#### Data
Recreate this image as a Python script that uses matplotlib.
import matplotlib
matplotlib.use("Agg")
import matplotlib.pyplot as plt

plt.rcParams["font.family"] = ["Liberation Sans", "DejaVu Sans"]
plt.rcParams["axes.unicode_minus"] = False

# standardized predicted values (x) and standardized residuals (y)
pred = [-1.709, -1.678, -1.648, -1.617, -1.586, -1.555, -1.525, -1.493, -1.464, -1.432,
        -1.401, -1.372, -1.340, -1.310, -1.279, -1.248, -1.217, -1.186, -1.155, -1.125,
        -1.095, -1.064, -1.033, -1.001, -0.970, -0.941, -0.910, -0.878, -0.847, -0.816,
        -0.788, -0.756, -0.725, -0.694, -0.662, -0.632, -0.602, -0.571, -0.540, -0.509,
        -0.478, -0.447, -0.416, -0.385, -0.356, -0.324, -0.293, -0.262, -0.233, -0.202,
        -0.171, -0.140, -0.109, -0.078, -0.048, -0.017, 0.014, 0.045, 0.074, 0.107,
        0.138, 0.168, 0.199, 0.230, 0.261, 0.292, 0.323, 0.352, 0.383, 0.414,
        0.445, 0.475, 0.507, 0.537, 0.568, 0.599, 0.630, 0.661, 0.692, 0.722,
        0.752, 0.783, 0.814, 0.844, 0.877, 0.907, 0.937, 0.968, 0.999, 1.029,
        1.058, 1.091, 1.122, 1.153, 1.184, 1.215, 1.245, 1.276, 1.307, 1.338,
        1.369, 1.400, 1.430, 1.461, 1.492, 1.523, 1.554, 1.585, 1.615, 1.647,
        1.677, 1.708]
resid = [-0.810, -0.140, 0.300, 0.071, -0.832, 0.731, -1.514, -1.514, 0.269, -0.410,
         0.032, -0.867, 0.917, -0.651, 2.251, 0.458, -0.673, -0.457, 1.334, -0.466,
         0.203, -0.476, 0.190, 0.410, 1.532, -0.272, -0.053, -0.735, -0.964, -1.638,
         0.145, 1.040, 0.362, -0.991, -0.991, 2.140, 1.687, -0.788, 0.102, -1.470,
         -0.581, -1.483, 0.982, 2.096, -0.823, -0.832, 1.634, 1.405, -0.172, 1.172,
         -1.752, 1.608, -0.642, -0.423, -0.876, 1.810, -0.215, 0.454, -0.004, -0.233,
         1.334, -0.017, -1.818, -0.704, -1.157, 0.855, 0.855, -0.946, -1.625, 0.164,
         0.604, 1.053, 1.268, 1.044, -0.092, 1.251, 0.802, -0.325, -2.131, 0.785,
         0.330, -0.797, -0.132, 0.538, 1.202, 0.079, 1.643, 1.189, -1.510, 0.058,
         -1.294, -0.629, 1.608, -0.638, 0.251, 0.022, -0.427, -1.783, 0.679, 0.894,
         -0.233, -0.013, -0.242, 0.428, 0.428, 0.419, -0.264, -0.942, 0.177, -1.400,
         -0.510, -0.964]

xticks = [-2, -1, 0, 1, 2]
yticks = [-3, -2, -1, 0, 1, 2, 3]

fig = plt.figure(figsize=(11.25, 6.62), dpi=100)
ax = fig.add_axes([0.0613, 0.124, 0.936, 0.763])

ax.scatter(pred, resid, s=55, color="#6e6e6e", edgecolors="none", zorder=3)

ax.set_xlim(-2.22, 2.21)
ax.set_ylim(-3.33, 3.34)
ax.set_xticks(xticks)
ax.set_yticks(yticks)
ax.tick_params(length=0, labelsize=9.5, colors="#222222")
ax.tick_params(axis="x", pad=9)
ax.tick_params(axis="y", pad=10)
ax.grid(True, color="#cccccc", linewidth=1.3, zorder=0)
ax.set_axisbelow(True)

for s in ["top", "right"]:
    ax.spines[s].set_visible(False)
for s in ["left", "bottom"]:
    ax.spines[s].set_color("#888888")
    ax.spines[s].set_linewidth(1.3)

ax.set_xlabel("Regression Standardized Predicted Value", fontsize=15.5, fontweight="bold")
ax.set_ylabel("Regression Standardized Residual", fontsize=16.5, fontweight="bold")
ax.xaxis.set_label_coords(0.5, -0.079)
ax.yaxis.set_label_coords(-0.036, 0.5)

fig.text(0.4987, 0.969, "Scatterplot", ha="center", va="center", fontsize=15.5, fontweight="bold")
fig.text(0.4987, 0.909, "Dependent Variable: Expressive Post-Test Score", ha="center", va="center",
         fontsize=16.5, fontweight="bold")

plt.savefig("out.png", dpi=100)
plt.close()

#### Requirement
Where a line contains the string "matplotlib", extract that line.

#### Task response
Recreate this image as a Python script that uses matplotlib.
import matplotlib
matplotlib.use("Agg")
import matplotlib.pyplot as plt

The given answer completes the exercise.